Now, I don’t live in a vacuum, and I kind of know which group is highest and which is lowest on outcome. Moreover, questions about traitishness are often framed in terms of whether some groups do worse than the group that does best. To facilitate answering such questions, I pick the group that I expect to have the highest outcome as the reference group, and test whether the others differ significantly from the intercept.
Now here is my question: Is that cooking the books?
Because it seems to me that, for any four groups, there will be a highest and a lowest mean, and the difference between the group which happens to be the highest and the group which happens to be the lowest is expected to be higher than the difference between two groups picked at random. So by knowing which group is going to be highest and, indeed, the whole order, I am essentially selecting particular differences to test based on implicit pre-tests.

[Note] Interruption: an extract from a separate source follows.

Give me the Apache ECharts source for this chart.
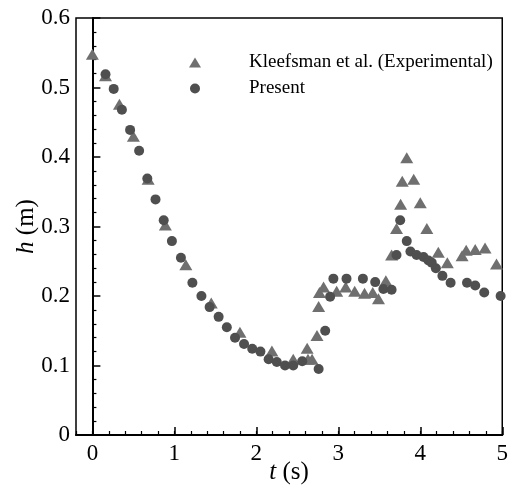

Is that right? I believe that one needs to increase the difference required for significance based on the number of pretests I have used. To how many pre-tests is my general knowledge equivalent? And here I’m just positing cultural knowledge. If I have also done a literature review, and thrown up a few graphs, and printed the VC matrix, I can not imagine how many pre-tests that is equivalent to. Dozens? Hundreds? Millions?
But for social science research you always do preliminary exploratory work. You always do a literature review. These are considered minimal requirements of competence. You couldn’t get your results published if you didn’t do these things.
Um, so I’ve let this question run away with me a little. Actually, I was wondering if the “cooking the books” problem could be avoided by comparing everyone to the overall mean, and whether there is a way to set up, e.g., some linear combination of the dummies (?) that will cause the coefficients to pop out that way, rather than as differences from the omitted category. And if this way has a name.